Have Australian politics stabilized or will we see more prime ministers with shortened terms?

By: | Post date: May 9, 2017 | Comments: No Comments
Posted in categories: Australia

  • Polling for the major parties even and low at 37%.
  • Parties eroded both from their radical flanks (Labor by Greens, Liberals by host of right wing parties), and from centrist populists (Nick Xenophon).
  • Liberal Party split between moderates and conservatives, with conservatives openly sniping at Turnbull or breaking away, and several conservative pretenders waiting in the wings.
  • Only the embarrassment of having more leadership spills than Labor is holding the Lib conservatives back.
  • Rudd’s last hurrah as second-time PM was to change the rules for how the leader of the Labor party is voted in, to give the membership a vote, and prevent repetitions of rapid coups.
  • No obvious challengers within the Labor party to Shorten right now; Albanese and Plibersek to his left are being loyal.
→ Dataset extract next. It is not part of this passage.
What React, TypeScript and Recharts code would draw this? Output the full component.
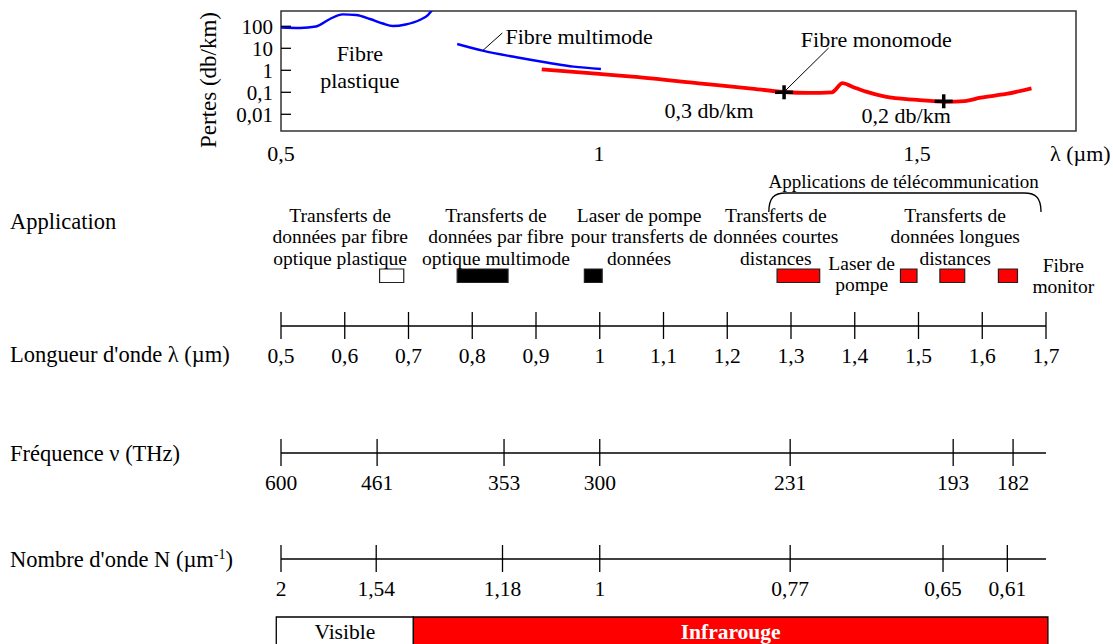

  • Labor, after a lot of bloodletting, is currently stable, and have put structures in place to keep them stable; but that may well change again if they’re in government. The Libs are not looking like a happy family in government, and they’ve never had the discipline around factions that Labor did.
  • The fundamentals that toppled all those PMs in a row are still there: neck-to-neck polling, panicky parliamentarians, populace disengaged with the major parties, lack of ideological cohesion or direction in the major parties, personality-driven rather than caucus-driven politics.